Hello the community,

Since the release of diffusion models we saw many posts on that.

The one made by Lambdalabs was very interesting and fun.

However I found it personally difficult to finetune on my own data. This is why I created a repository that simplifies a bit the process https://github.com/YaYaB/finetune-diffusion.

It breaks down into several steps:

Dataset creation and how to actually create a dataset using HuggingFace's datasets library
Captioning if you do not have any using BLIP similarly to lambdalabs
Finetuning based on a script released by HuggingFace on their diffusers repository

I've added a few functionalities in the whole process:

Simplify the captioning and dataset creation in a few scripts
Finetuning can be done on a local dataset (if you do not want or can not share your dataset on HuggingFace Hub)
Validation prompts can be set at every epoch (to verify when the model begins to overfit)
Model can be uploaded to HuggingFace hub every X epochs
A script to test your model locally has been added
A dataset card template is available
A space app can be copied an modified

In the Results section of the README you'll find some examples of prompts based on a model finetuned on One Piece characters and another one on Magic cards.

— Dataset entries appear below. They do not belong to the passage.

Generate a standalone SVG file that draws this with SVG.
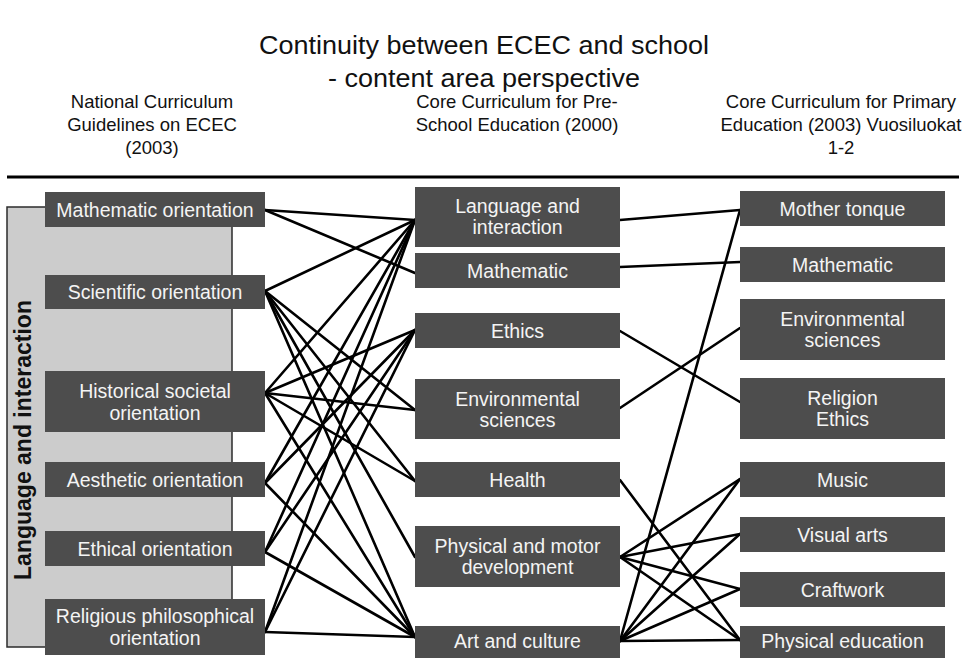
<svg xmlns="http://www.w3.org/2000/svg" width="968" height="658" viewBox="0 0 968 658">
  <style>
    .title { font-family: "Liberation Sans", Arial, sans-serif; font-size: 25px; fill: #111; text-anchor: middle; }
    .head { font-family: "Liberation Sans", Arial, sans-serif; font-size: 18.5px; fill: #111; text-anchor: middle; }
    .box rect { fill: #4d4d4d; }
    .box text { font-family: "Liberation Sans", Arial, sans-serif; font-size: 19.5px; fill: #f4f4f4; text-anchor: middle; }
    .band { fill: #cccccc; stroke: #2b2b2b; stroke-width: 1.5; }
    .band-label { font-family: "Liberation Sans", Arial, sans-serif; font-size: 23px; font-weight: bold; fill: #111; text-anchor: middle; }
    #connectors line { stroke: #000; stroke-width: 2.6; stroke-linecap: round; }
  </style>

  <!-- title, set slightly wide -->
  <g id="title" transform="translate(484,0) scale(1.08,1)">
    <text class="title" x="0" y="54">Continuity between ECEC and school</text>
    <text class="title" x="0" y="87">- content area perspective</text>
  </g>

  <!-- column headings -->
  <g id="heading-ecec">
    <text class="head" x="152" y="108">National Curriculum</text>
    <text class="head" x="152" y="131">Guidelines on ECEC</text>
    <text class="head" x="152" y="154">(2003)</text>
  </g>
  <g id="heading-preschool">
    <text class="head" x="517" y="108">Core Curriculum for Pre-</text>
    <text class="head" x="517" y="131">School Education (2000)</text>
  </g>
  <g id="heading-primary">
    <text class="head" x="841" y="108">Core Curriculum for Primary</text>
    <text class="head" x="841" y="131">Education (2003) Vuosiluokat</text>
    <text class="head" x="841" y="154">1-2</text>
  </g>

  <line x1="7" y1="177" x2="959" y2="177" stroke="#000" stroke-width="3"/>

  <!-- language and interaction band behind the ECEC column -->
  <g id="band-language">
    <rect class="band" x="7" y="207" width="225" height="440"/>
    <text class="band-label" transform="translate(31,440) rotate(-90)">Language and interaction</text>
  </g>

  <!-- connectors -->
  <g id="connectors">
    <!-- ECEC to pre-school -->
    <line x1="265" y1="210" x2="415" y2="220"/>
    <line x1="265" y1="210" x2="415" y2="273"/>
    <line x1="265" y1="291" x2="415" y2="220"/>
    <line x1="265" y1="291" x2="415" y2="410"/>
    <line x1="265" y1="291" x2="415" y2="481"/>
    <line x1="265" y1="291" x2="415" y2="557"/>
    <line x1="265" y1="291" x2="415" y2="637"/>
    <line x1="265" y1="393" x2="415" y2="220"/>
    <line x1="265" y1="393" x2="415" y2="330"/>
    <line x1="265" y1="393" x2="415" y2="410"/>
    <line x1="265" y1="393" x2="415" y2="481"/>
    <line x1="265" y1="393" x2="415" y2="637"/>
    <line x1="265" y1="483" x2="415" y2="220"/>
    <line x1="265" y1="483" x2="415" y2="330"/>
    <line x1="265" y1="483" x2="415" y2="637"/>
    <line x1="265" y1="552" x2="415" y2="220"/>
    <line x1="265" y1="552" x2="415" y2="330"/>
    <line x1="265" y1="552" x2="415" y2="637"/>
    <line x1="265" y1="632" x2="415" y2="220"/>
    <line x1="265" y1="632" x2="415" y2="330"/>
    <line x1="265" y1="632" x2="415" y2="637"/>
    <!-- pre-school to primary -->
    <line x1="620" y1="220" x2="740" y2="210"/>
    <line x1="620" y1="267" x2="740" y2="262"/>
    <line x1="620" y1="331" x2="740" y2="402"/>
    <line x1="620" y1="408" x2="740" y2="328"/>
    <line x1="620" y1="480" x2="740" y2="640"/>
    <line x1="620" y1="557" x2="740" y2="479"/>
    <line x1="620" y1="557" x2="740" y2="534"/>
    <line x1="620" y1="557" x2="740" y2="589"/>
    <line x1="620" y1="557" x2="740" y2="640"/>
    <line x1="620" y1="641" x2="740" y2="210"/>
    <line x1="620" y1="641" x2="740" y2="479"/>
    <line x1="620" y1="641" x2="740" y2="534"/>
    <line x1="620" y1="641" x2="740" y2="589"/>
    <line x1="620" y1="641" x2="740" y2="640"/>
  </g>

  <!-- ECEC column -->
  <g id="ecec-math" class="box"><rect x="45" y="192" width="220" height="35"/><text x="155" y="216.5">Mathematic orientation</text></g>
  <g id="ecec-science" class="box"><rect x="45" y="275" width="220" height="34"/><text x="155" y="299">Scientific orientation</text></g>
  <g id="ecec-history" class="box"><rect x="45" y="371" width="220" height="61"/><text x="155" y="398">Historical societal</text><text x="155" y="420">orientation</text></g>
  <g id="ecec-aesthetic" class="box"><rect x="45" y="462" width="220" height="35"/><text x="155" y="486.5">Aesthetic orientation</text></g>
  <g id="ecec-ethical" class="box"><rect x="45" y="531" width="220" height="35"/><text x="155" y="555.5">Ethical orientation</text></g>
  <g id="ecec-religious" class="box"><rect x="45" y="599" width="220" height="56"/><text x="155" y="623">Religious philosophical</text><text x="155" y="645">orientation</text></g>

  <!-- pre-school column -->
  <g id="pre-language" class="box"><rect x="415" y="187" width="205" height="60"/><text x="517.5" y="213">Language and</text><text x="517.5" y="234">interaction</text></g>
  <g id="pre-math" class="box"><rect x="415" y="253" width="205" height="35"/><text x="517.5" y="277.5">Mathematic</text></g>
  <g id="pre-ethics" class="box"><rect x="415" y="313" width="205" height="35"/><text x="517.5" y="337.5">Ethics</text></g>
  <g id="pre-environment" class="box"><rect x="415" y="379" width="205" height="60"/><text x="517.5" y="405.5">Environmental</text><text x="517.5" y="426.5">sciences</text></g>
  <g id="pre-health" class="box"><rect x="415" y="462" width="205" height="35"/><text x="517.5" y="486.5">Health</text></g>
  <g id="pre-physical" class="box"><rect x="415" y="526" width="205" height="61"/><text x="517.5" y="553">Physical and motor</text><text x="517.5" y="574">development</text></g>
  <g id="pre-art" class="box"><rect x="415" y="626" width="205" height="33"/><text x="517.5" y="648">Art and culture</text></g>

  <!-- primary column -->
  <g id="pri-mother" class="box"><rect x="740" y="191" width="205" height="35"/><text x="842.5" y="215.5">Mother tonque</text></g>
  <g id="pri-math" class="box"><rect x="740" y="247" width="205" height="35"/><text x="842.5" y="271.5">Mathematic</text></g>
  <g id="pri-environment" class="box"><rect x="740" y="299" width="205" height="61"/><text x="842.5" y="326">Environmental</text><text x="842.5" y="347">sciences</text></g>
  <g id="pri-religion" class="box"><rect x="740" y="378" width="205" height="61"/><text x="842.5" y="405">Religion</text><text x="842.5" y="426">Ethics</text></g>
  <g id="pri-music" class="box"><rect x="740" y="462" width="205" height="35"/><text x="842.5" y="486.5">Music</text></g>
  <g id="pri-visual" class="box"><rect x="740" y="517" width="205" height="35"/><text x="842.5" y="541.5">Visual arts</text></g>
  <g id="pri-craft" class="box"><rect x="740" y="572" width="205" height="35"/><text x="842.5" y="596.5">Craftwork</text></g>
  <g id="pri-pe" class="box"><rect x="740" y="626" width="205" height="33"/><text x="842.5" y="648">Physical education</text></g>
</svg>
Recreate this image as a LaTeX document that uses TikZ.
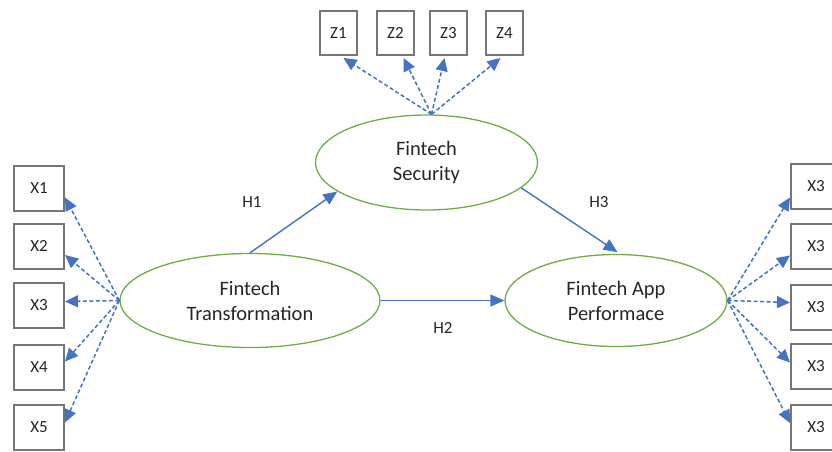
\documentclass[tikz,border=0pt]{standalone}
\usepackage{fontspec}
\setmainfont{Carlito}
\usetikzlibrary{shapes.geometric,arrows.meta}
\definecolor{elgreen}{HTML}{70AD47}
\definecolor{arblue}{HTML}{4472C4}
\definecolor{boxgray}{HTML}{767676}
\definecolor{txt}{HTML}{262626}
\tikzset{
  ind/.style={draw=boxgray,line width=2pt,fill=white,minimum width=50pt,minimum height=45pt,inner sep=0pt,font=\fontsize{17}{20}\selectfont,text=txt},
  zind/.style={ind,minimum width=37pt,minimum height=44pt},
  lat/.style={ellipse,draw=elgreen,line width=1.3pt,inner sep=0pt,align=center,font=\fontsize{20.5}{25}\selectfont,text=txt},
  load/.style={draw=arblue,line width=1.5pt,dash pattern=on 4pt off 2.5pt,-{Triangle[length=13pt,width=12pt]}},
  path/.style={draw=arblue,line width=1.4pt,-{Triangle[length=14pt,width=12pt]}},
  hlab/.style={font=\fontsize{17}{20}\selectfont,text=txt}
}
\begin{document}
\begin{tikzpicture}[x=1pt,y=-1pt]
\useasboundingbox (0,0) rectangle (832,451);
% latent variables
\node[lat,minimum width=260pt,minimum height=94pt] (FT) at (250,300.5) {Fintech\\Transformation};
\node[lat,minimum width=222pt,minimum height=95pt] (FS) at (426.5,162.5) {Fintech\\Security};
\node[lat,minimum width=222pt,minimum height=92pt] (FP) at (616,300.5) {Fintech App\\Performace};
% left indicators
\node[ind] (X1) at (39,188.5) {X1};
\node[ind] (X2) at (39,246) {X2};
\node[ind] (X3) at (39,305.5) {X3};
\node[ind] (X4) at (39,367.5) {X4};
\node[ind] (X5) at (39,427.5) {X5};
% right indicators
\node[ind] (R1) at (816,186.5) {X3};
\node[ind] (R2) at (816,246.5) {X3};
\node[ind] (R3) at (816,307.5) {X3};
\node[ind] (R4) at (816,366.5) {X3};
\node[ind] (R5) at (816,427) {X3};
% top indicators
\node[zind] (Z1) at (338.5,33) {Z1};
\node[zind] (Z2) at (395.5,33) {Z2};
\node[zind] (Z3) at (448.5,33) {Z3};
\node[zind] (Z4) at (504.5,33) {Z4};
% loadings left
\draw[load] (FT.west) -- ([yshift=-9pt]X1.east);
\draw[load] (FT.west) -- ([yshift=-9pt]X2.east);
\draw[load] (FT.west) -- ([yshift=4pt]X3.east);
\draw[load] (FT.west) -- ([yshift=6pt]X4.east);
\draw[load] (FT.west) -- ([yshift=5pt]X5.east);
% loadings right
\draw[load] (FP.east) -- ([yshift=-11pt]R1.west);
\draw[load] (FP.east) -- ([yshift=-9pt]R2.west);
\draw[load] (FP.east) -- ([yshift=5pt]R3.west);
\draw[load] (FP.east) -- ([yshift=4pt]R4.west);
\draw[load] (FP.east) -- ([yshift=4pt]R5.west);
% loadings top
\coordinate (FStop) at ([xshift=5pt]FS.north);
\draw[load] (FStop) -- ([xshift=5pt,yshift=-2pt]Z1.south);
\draw[load] (FStop) -- ([xshift=8pt,yshift=-2pt]Z2.south);
\draw[load] (FStop) -- ([xshift=-4pt,yshift=-2pt]Z3.south);
\draw[load] (FStop) -- ([xshift=-4pt,yshift=-2pt]Z4.south);
% structural paths
\draw[path] (FT.north) -- (FS.198);
\draw[path] (FT.east) -- (FP.west);
\draw[path,shorten >=3pt] (FS.-15) -- ([xshift=4pt]FP.north);
% labels
\node[hlab] (H1) at (252,202) {H1};
\node[hlab] (H2) at (443,328) {H2};
\node[hlab] (H3) at (599,202) {H3};
\end{tikzpicture}
\end{document}
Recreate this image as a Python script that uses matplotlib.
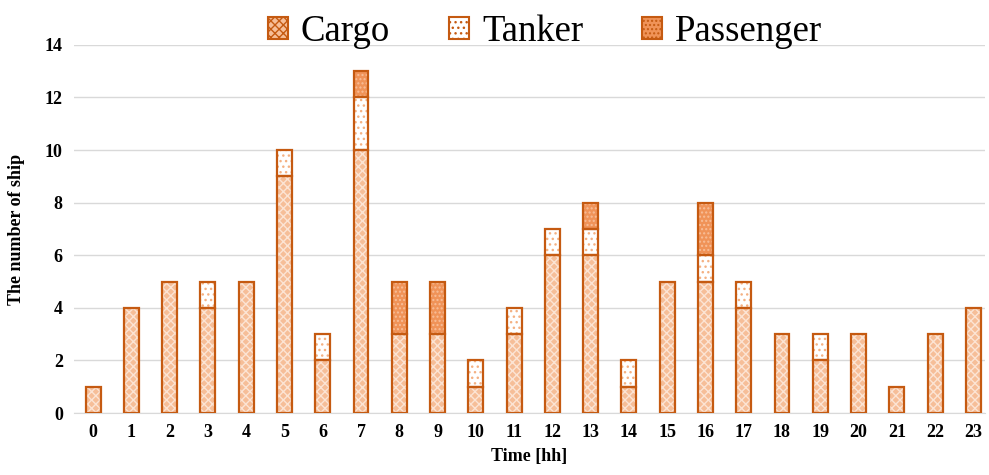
import matplotlib
matplotlib.use("Agg")
import matplotlib.pyplot as plt
import numpy as np
from matplotlib.patches import Patch

hours = list(range(24))
cargo     = [1, 4, 5, 4, 5, 9, 2, 10, 3, 3, 1, 3, 6, 6, 1, 5, 5, 4, 3, 2, 3, 1, 3, 4]
tanker    = [0, 0, 0, 1, 0, 1, 1, 2, 0, 0, 1, 1, 1, 1, 1, 0, 1, 1, 0, 1, 0, 0, 0, 0]
passenger = [0, 0, 0, 0, 0, 0, 0, 1, 2, 2, 0, 0, 0, 1, 0, 0, 2, 0, 0, 0, 0, 0, 0, 0]

plt.rcParams['font.family'] = ['Liberation Serif', 'DejaVu Serif']
edge = '#C55A11'
fig = plt.figure(figsize=(9.89, 4.75), dpi=100)
ax = fig.add_axes([0.0748, 0.1305, 0.921, 0.775])

x = np.array(hours)
c = np.array(cargo); t = np.array(tanker); p = np.array(passenger)
w = 0.39
styles = [
    (c, np.zeros(24), '#F6BE98', '#FCE4D4', 'xxxx'),
    (t, c, 'white', '#F4B183', '...'),
    (p, c + t, '#F09358', '#F8BE98', '....'),
]
for vals, bottom, face, hc, hatch in styles:
    mask = vals > 0
    ax.bar(x[mask], vals[mask], w, bottom=bottom[mask], color=face,
           edgecolor=hc, hatch=hatch, linewidth=0, zorder=2)
    ax.bar(x[mask], vals[mask], w, bottom=bottom[mask], fill=False,
           edgecolor=edge, linewidth=1.6, zorder=3)

ax.set_xlim(-0.5, 23.3)
ax.set_ylim(0, 14)
ax.set_yticks(range(0, 15, 2))
ax.set_xticks(hours)
ax.grid(axis='y', color='#D9D9D9', linewidth=1, zorder=0)
for s in ['top', 'right', 'left']:
    ax.spines[s].set_visible(False)
ax.spines['bottom'].set_color('#D9D9D9')
ax.tick_params(length=0, labelsize=13, pad=8)
for lab in ax.get_xticklabels() + ax.get_yticklabels():
    lab.set_fontweight('bold')
ax.set_xlabel('Time [hh]', fontsize=13, fontweight='bold', labelpad=5)
ax.set_ylabel('The number of ship', fontsize=13, fontweight='bold', labelpad=14)

handles = [
    Patch(facecolor='#F6BE98', edgecolor=edge, hatch='xxxx', linewidth=1.5),
    Patch(facecolor='white', edgecolor=edge, hatch='...', linewidth=1.5),
    Patch(facecolor='#F09358', edgecolor=edge, hatch='....', linewidth=1.5),
]
fig.legend(handles, ['Cargo', 'Tanker', 'Passenger'], loc='upper center',
           bbox_to_anchor=(0.551, 1.04), ncol=3, frameon=False, fontsize=26.5,
           handlelength=0.55, handleheight=0.55, handletextpad=0.35, columnspacing=1.6)

fig.savefig('out.png', dpi=100)
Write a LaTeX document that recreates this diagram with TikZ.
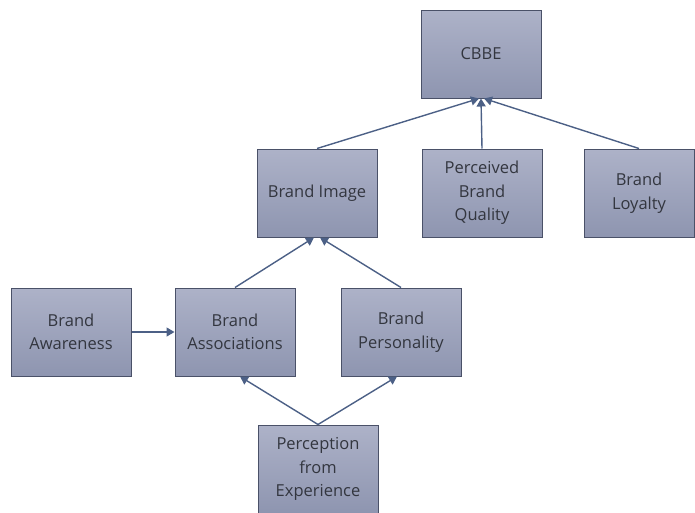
\documentclass[tikz,border=0pt]{standalone}
\usepackage{fontspec}
\setmainfont{Open Sans}
\usetikzlibrary{arrows.meta}
\definecolor{boxtop}{HTML}{ADB2C8}
\definecolor{boxbot}{HTML}{8E95B0}
\definecolor{boxline}{HTML}{4A5168}
\definecolor{arr}{HTML}{4C6086}
\definecolor{txt}{HTML}{33363F}
\begin{document}
\begin{tikzpicture}[x=1pt,y=-1pt,
  bx/.style={draw=boxline,line width=1pt,top color=boxtop,bottom color=boxbot,
    minimum width=120pt,minimum height=88pt,inner sep=1pt,align=center,
    text=txt,font=\fontsize{16.5}{23.5}\selectfont},
  ar/.style={draw=arr,line width=1.4pt,-{Triangle[width=9pt,length=8pt]}}]
\useasboundingbox (0,0) rectangle (695,512);
\node[bx] (cbbe) at (481,54) {CBBE};
\node[bx] (img) at (317,193) {Brand Image};
\node[bx] (qual) at (482,193) {Perceived\\Brand\\Quality};
\node[bx,minimum width=110pt] (loy) at (639,193) {Brand\\Loyalty};
\node[bx] (aw) at (71,332) {Brand\\Awareness};
\node[bx] (as) at (235,332) {Brand\\Associations};
\node[bx] (pe) at (401,332) {Brand\\Personality};
\node[bx] (exp) at (318,469) {Perception\\from\\Experience};
\draw[ar] (img.north) -- ([xshift=-2pt]cbbe.south);
\draw[ar] (qual.north) -- (cbbe.south);
\draw[ar] (loy.north) -- ([xshift=3pt]cbbe.south);
\draw[ar] (as.north) -- ([xshift=-3pt]img.south);
\draw[ar] (pe.north) -- ([xshift=3pt]img.south);
\draw[ar] (exp.north) -- ([xshift=5pt]as.south);
\draw[ar] (exp.north) -- ([xshift=-4pt]pe.south);
\draw[ar] (aw.east) -- (as.west);
\end{tikzpicture}
\end{document}
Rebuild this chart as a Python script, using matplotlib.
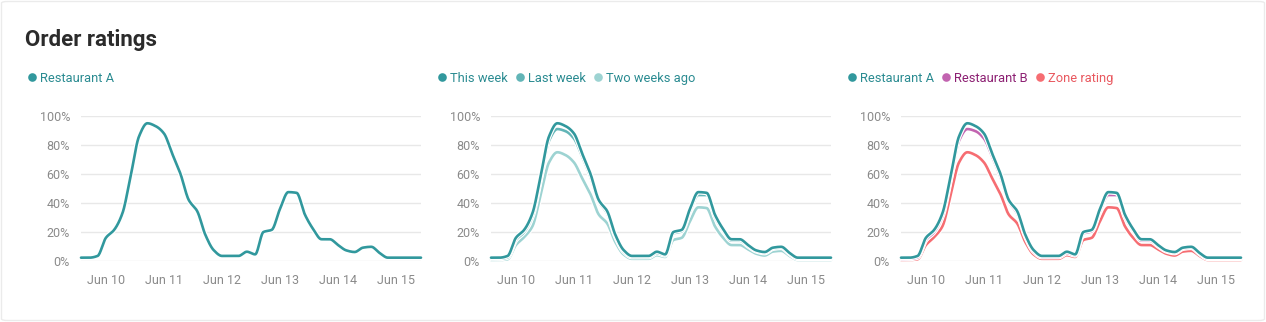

Demos are available (sorry in advance for the latency I don't have a pro HuggingFace account yet):

Attached some results based on finetuning on Magic cards.

Next steps:

Dockerize everything to simplify the process
Dump the weights locally every X epochs (it takes a lot of disk space)
Add some visualization tool to play with it

Hope it can be helpful to anyone :)

Comments

hackerllama t1_isbrz8y wrote on October 14, 2022 at 7:24 PM

Hey there! Omar from Hugging Face here. Very cool project! We just granted some free GPUs so people can enjoy much faster inference. Enjoy!

alach11 t1_isd6mox wrote on October 15, 2022 at 1:37 AM

Sometimes I’m awestruck by Hugging Face. This is one of those times.

YaYaLeB OP t1_isclw50 wrote on October 14, 2022 at 10:51 PM

Thanks a lot!!

ebazarov t1_isaicc7 wrote on October 14, 2022 at 2:18 PM

Hahaha, awesome examples in the repo and a really interesting project. How did you get those datasets?

YaYaLeB OP t1_isamm17 wrote on October 14, 2022 at 2:47 PM

Thanks.
For anime characters: https://www.animecharactersdatabase.com/

For Magic cards: https://scryfall.com/

MasterScrat t1_isbr8km wrote on October 14, 2022 at 7:19 PM

How many epochs did you train these models for?

YaYaLeB OP t1_iscmjrp wrote on October 14, 2022 at 10:56 PM

50 epoch for the one piece (a bit too much imho), 30 for the magic. Both with 1k images and a low learning late 1e(-5)

shawarma_bees t1_isbvg3b wrote on October 14, 2022 at 7:47 PM

Thank you for sharing! Any chance your repository also supports fine tuning with class conditioning, rather than text conditioning?

YaYaLeB OP t1_isclyo2 wrote on October 14, 2022 at 10:51 PM

Not for the moment but you can create an issue on the repo I'll see what I can do about it!

thelastpizzaslice t1_isc8qqr wrote on October 14, 2022 at 9:16 PM

The One Piece one has the same issue my cartoon dreambooth has where it is made more of blurry blobs than characters with clean line edges.

YaYaLeB OP t1_iscm3ua wrote on October 14, 2022 at 10:52 PM

Yeah I totally see what you mean, my one piece dataset is not so great. I need to clean it a bit more or get better images. You can see the difference with the dataset used finetuned on Pokemon

ghoumrassi t1_isedftf wrote on October 15, 2022 at 9:48 AM

Omg thank you so much. I spent the best part of yesterday adapting the Pokemon pipeline for my use-case and needless to say it was a painful process.

Really excited to test out your fork!

YaYaLeB OP t1_isee5k8 wrote on October 15, 2022 at 9:59 AM

Totally understand you, I had the same pain ^^
Cheers mate!
Do not hesitate to raise an issue if something is not clear!